If you’re self employed, you pay into a super fund account yourself (see below for tips on choosing a super fund).
It’s important to understand superannuation and how it works, so you can ensure that your money works for you throughout your working life. If you don’t pay attention, you might discover too late that something bad was happening, such as your fund had very high fees, wasn’t doing as well as other funds, or you mistakenly had multiple funds where you paid more fees than necessary, costing you big time in retirement.
Read our starter blog to get up to speed with all the superannuation need-to-know facts:
Can I pay extra money into my superannuation fund?
The simple answer is ‘Yes’!
You can pay extra money into your super fund – and many people do. You can either ask your employer to pay additional money from your pre-tax salary, or deposit extra money directly, by yourself. Extra payments can be a great way to increase your retirement income. This might also help you pay less tax along the way! Speak to a financial planner to see if this is something suited to your circumstances.
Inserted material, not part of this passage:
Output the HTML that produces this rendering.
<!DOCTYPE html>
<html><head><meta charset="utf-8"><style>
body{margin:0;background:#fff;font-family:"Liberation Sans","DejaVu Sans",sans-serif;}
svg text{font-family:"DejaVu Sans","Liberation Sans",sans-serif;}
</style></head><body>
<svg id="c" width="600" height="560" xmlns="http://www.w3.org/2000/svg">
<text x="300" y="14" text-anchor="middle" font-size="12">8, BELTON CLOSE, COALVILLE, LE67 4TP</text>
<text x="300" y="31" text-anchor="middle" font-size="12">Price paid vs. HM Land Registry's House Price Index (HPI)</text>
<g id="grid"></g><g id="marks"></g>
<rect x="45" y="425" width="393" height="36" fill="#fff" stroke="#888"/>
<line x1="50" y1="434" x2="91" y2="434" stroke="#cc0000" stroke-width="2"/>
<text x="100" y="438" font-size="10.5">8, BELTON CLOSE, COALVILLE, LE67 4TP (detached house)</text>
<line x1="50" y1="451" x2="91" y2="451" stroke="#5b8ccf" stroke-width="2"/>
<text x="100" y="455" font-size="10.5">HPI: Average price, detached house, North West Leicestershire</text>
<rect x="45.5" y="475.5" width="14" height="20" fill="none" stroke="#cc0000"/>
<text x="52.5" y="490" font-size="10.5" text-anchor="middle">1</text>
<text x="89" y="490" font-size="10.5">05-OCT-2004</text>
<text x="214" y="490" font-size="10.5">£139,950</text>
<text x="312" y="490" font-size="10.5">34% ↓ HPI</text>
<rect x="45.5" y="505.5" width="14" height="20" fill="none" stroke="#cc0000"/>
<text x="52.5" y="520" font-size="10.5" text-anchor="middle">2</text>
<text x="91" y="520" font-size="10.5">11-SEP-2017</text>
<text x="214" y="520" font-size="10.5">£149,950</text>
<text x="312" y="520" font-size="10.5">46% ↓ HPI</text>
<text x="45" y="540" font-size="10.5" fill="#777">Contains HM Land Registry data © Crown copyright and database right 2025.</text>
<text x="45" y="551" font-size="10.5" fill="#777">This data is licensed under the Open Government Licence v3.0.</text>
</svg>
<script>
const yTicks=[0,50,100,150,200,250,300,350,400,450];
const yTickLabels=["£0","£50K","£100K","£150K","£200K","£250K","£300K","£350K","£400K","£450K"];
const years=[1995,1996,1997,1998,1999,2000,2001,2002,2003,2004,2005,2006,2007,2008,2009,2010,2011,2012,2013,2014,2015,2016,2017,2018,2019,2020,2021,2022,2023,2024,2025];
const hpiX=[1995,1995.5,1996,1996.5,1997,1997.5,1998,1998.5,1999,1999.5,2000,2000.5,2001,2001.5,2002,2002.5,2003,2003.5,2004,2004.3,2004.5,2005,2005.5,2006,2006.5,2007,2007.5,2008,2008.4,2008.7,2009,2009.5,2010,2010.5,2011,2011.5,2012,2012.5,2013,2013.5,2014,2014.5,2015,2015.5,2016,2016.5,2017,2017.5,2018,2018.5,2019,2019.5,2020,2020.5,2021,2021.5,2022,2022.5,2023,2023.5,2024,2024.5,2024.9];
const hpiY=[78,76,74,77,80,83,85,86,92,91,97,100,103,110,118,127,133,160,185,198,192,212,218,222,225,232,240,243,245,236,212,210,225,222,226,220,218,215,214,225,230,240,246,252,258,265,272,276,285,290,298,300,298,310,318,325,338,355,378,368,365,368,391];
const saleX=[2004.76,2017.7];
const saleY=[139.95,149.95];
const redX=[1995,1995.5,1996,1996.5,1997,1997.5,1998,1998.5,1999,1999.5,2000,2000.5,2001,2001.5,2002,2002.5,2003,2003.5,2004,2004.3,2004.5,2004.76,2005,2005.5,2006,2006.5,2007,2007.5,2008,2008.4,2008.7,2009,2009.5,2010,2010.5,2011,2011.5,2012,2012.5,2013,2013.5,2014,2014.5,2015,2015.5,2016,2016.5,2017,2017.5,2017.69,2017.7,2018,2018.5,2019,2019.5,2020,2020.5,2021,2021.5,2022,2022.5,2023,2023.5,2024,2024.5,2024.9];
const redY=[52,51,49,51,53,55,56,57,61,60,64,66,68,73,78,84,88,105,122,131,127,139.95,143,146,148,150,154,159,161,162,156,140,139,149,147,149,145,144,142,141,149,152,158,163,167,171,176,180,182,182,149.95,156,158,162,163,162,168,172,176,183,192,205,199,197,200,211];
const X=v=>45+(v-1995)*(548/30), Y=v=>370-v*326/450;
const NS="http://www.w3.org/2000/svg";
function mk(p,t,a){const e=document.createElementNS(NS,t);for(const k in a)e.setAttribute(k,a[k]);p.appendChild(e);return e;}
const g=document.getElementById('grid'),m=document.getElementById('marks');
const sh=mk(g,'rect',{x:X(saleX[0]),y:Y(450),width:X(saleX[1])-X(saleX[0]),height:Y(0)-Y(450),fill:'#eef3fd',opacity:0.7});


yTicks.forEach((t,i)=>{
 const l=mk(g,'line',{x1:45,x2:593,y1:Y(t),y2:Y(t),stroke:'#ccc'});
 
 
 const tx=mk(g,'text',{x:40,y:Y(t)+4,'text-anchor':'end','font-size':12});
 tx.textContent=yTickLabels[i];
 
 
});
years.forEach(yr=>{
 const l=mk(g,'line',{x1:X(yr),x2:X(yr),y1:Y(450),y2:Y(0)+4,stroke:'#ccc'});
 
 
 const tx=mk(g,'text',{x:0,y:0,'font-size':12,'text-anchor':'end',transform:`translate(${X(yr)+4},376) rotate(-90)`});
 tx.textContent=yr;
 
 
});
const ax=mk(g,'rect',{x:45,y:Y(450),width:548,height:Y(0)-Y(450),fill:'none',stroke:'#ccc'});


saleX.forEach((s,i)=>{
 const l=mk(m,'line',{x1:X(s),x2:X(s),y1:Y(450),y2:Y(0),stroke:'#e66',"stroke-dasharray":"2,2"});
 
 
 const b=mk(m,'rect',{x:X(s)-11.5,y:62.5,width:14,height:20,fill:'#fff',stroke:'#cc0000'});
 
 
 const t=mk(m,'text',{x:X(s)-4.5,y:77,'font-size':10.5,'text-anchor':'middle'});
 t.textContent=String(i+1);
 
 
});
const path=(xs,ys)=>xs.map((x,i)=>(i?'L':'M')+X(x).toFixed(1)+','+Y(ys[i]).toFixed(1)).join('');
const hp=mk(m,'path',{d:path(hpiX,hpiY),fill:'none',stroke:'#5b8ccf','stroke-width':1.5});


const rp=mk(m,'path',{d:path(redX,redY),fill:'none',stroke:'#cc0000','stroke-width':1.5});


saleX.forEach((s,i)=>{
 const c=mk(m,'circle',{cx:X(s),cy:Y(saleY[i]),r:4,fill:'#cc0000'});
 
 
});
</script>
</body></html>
Read more about extra payments, caps and which additional payments you can claim on your tax return:
Superannuation FAQ:
What is a Unique Superannuation Identifier Number (USI)?
Your USI a number is unique to your super fund. You need to supply this number if you change superfunds and you may need to give the number to your employer when you start a new job.
How do I find my Unique Superannuation Identifier Number?
You can find your USI number on your annual superannuation statement or your super fund’s website. If you have trouble finding your USI, contact your super provider directly.
What is the difference between a Self-Managed Super Fund and other types of super funds?
A Self-Managed Super Fund, usually referred to as “SMSF”, is popular with Australians who want to control exactly how their retirement money is invested. An SMSF takes a lot more work and time. You are responsible to make sure the SMSF is managed properly. Typically, you pay extra fees to a professional for advice, accounting and auditing of your Self-Managed Super Fund.
Putting your money into an SMSF might pay off if you have certain needs for how you manage your money. However, if you don’t get good advice for managing your SMSF, this could leave your fund growing more slowly than the popular superannuation provider’s funds.
Is a SMSF something you’re considering? Take a look at our comparison:
How do I know if I’ll have enough super when I retire?
It’s good to know if you’re on track with your superannuation. How do you know if you are?
The resources below help you see if you’re on track for a modest or comfortable retirement:
Superannuation Calculators:
How much is enough?
How much super do you want to retire on?
CANSTAR
Age comparison
How much super should you have?
Effie Zahos
Retirement tracker
What kind of retirement can you afford?
Australian Super
Should I talk to a professional about my superannuation fund?
As with most financial decisions, seeking professional advice is highly recommended. When it comes to choosing and maintaining your superannuation fund, it’s no different.
Super funds are not all the same, and the insurance plans and fees connected to super funds can differ a lot.
For this reason, it’s highly recommended that you get independent professional advice as early in your working life as possible. An advisor will help you choose a good fund that suits your circumstances. They’ll assess which type of investment strategy suits you initially, and how it may change over time.
Your future is in your hands
None of us can control the future, but with superannuation, you really can change what your future financial life will look like.
Your retirement might be many years away, but when it comes, you will want to have as much money as possible. Throughout your career you can make sure your money is working for you – and growing. Looking after it, adding to it and making sure it’s in the right fund, will help keep your future financially secure.
So make superannuation part of your annual financial health check, chat with an independent advisor when you need advice, and talk to your tax agent about claiming extra super payments on your annual tax return.
Your future really is in your hands.
Please note: The information on this page is general in nature and should not be relied upon as detailed advice. Each situation is different and we recommend you seek the advice of a licensed financial planner who can assess your unique circumstances and provide you with detailed advice about the best superannuation option for you.